- [REQUIRED TASK]:
Copy each line below exactly and leave the pictures out.

[START OF RECORD SET]

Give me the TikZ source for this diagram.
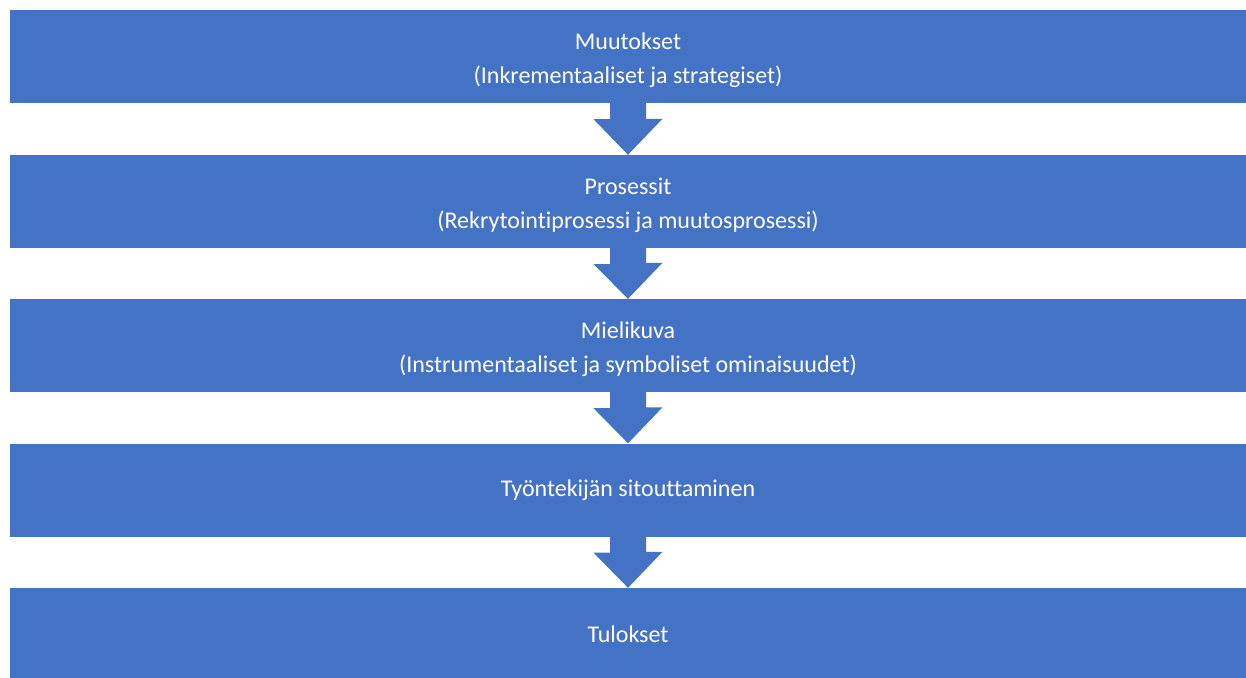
\documentclass[tikz,border=0pt]{standalone}
\usepackage{fontspec}
\setmainfont[Ligatures=CommonOff]{Carlito}
\definecolor{boxblue}{HTML}{4472C4}
\newcommand{\toppad}{\rule{0pt}{23.5pt}}
\begin{document}
\begin{tikzpicture}[x=1pt,y=-1pt,
  stagebox/.style={fill=boxblue, draw=none, minimum width=1236pt, minimum height=93pt,
    inner sep=0pt, text=white, align=center, font=\fontsize{24}{34}\selectfont},
  downarrow/.style={fill=boxblue, draw=none}]
\useasboundingbox (0,0) rectangle (1246,677);
\node[stagebox] (b1) at (628,56.5) {\toppad Muutokset\\(Inkrementaaliset ja strategiset)};
\node[stagebox] (b2) at (628,201.5) {\toppad Prosessit\\(Rekrytointiprosessi ja muutosprosessi)};
\node[stagebox] (b3) at (628,345.5) {\toppad Mielikuva\\(Instrumentaaliset ja symboliset ominaisuudet)};
\node[stagebox] (b4) at (628,490) {Työntekijän sitouttaminen};
\node[stagebox] (b5) at (628,634.5) {Tulokset};
\foreach \a/\b in {b1/b2,b2/b3,b3/b4,b4/b5}{
  \fill[downarrow] (\a.south) ++(-18,0) -- ++(0,16) -- ++(-16.5,0) -- (\b.north)
    -- ++(34.5,-36) -- ++(-16.5,0) -- ++(0,-16) -- cycle;
}
\end{tikzpicture}
\end{document}
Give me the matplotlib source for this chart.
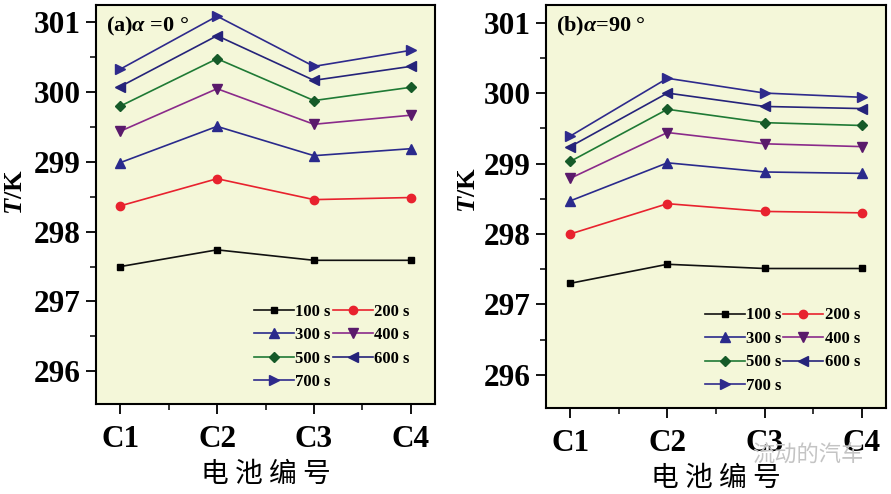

[END OF RECORD SET]

- [RESULT]:
Give me the TikZ source for this diagram.
\documentclass[tikz,border=0pt]{standalone}
\usepackage{fontspec}
\setmainfont[Ligatures=CommonOff]{Carlito}
\definecolor{boxblue}{HTML}{4472C4}
\newcommand{\toppad}{\rule{0pt}{23.5pt}}
\begin{document}
\begin{tikzpicture}[x=1pt,y=-1pt,
  stagebox/.style={fill=boxblue, draw=none, minimum width=1236pt, minimum height=93pt,
    inner sep=0pt, text=white, align=center, font=\fontsize{24}{34}\selectfont},
  downarrow/.style={fill=boxblue, draw=none}]
\useasboundingbox (0,0) rectangle (1246,677);
\node[stagebox] (b1) at (628,56.5) {\toppad Muutokset\\(Inkrementaaliset ja strategiset)};
\node[stagebox] (b2) at (628,201.5) {\toppad Prosessit\\(Rekrytointiprosessi ja muutosprosessi)};
\node[stagebox] (b3) at (628,345.5) {\toppad Mielikuva\\(Instrumentaaliset ja symboliset ominaisuudet)};
\node[stagebox] (b4) at (628,490) {Työntekijän sitouttaminen};
\node[stagebox] (b5) at (628,634.5) {Tulokset};
\foreach \a/\b in {b1/b2,b2/b3,b3/b4,b4/b5}{
  \fill[downarrow] (\a.south) ++(-18,0) -- ++(0,16) -- ++(-16.5,0) -- (\b.north)
    -- ++(34.5,-36) -- ++(-16.5,0) -- ++(0,-16) -- cycle;
}
\end{tikzpicture}
\end{document}
Give me the matplotlib source for this chart.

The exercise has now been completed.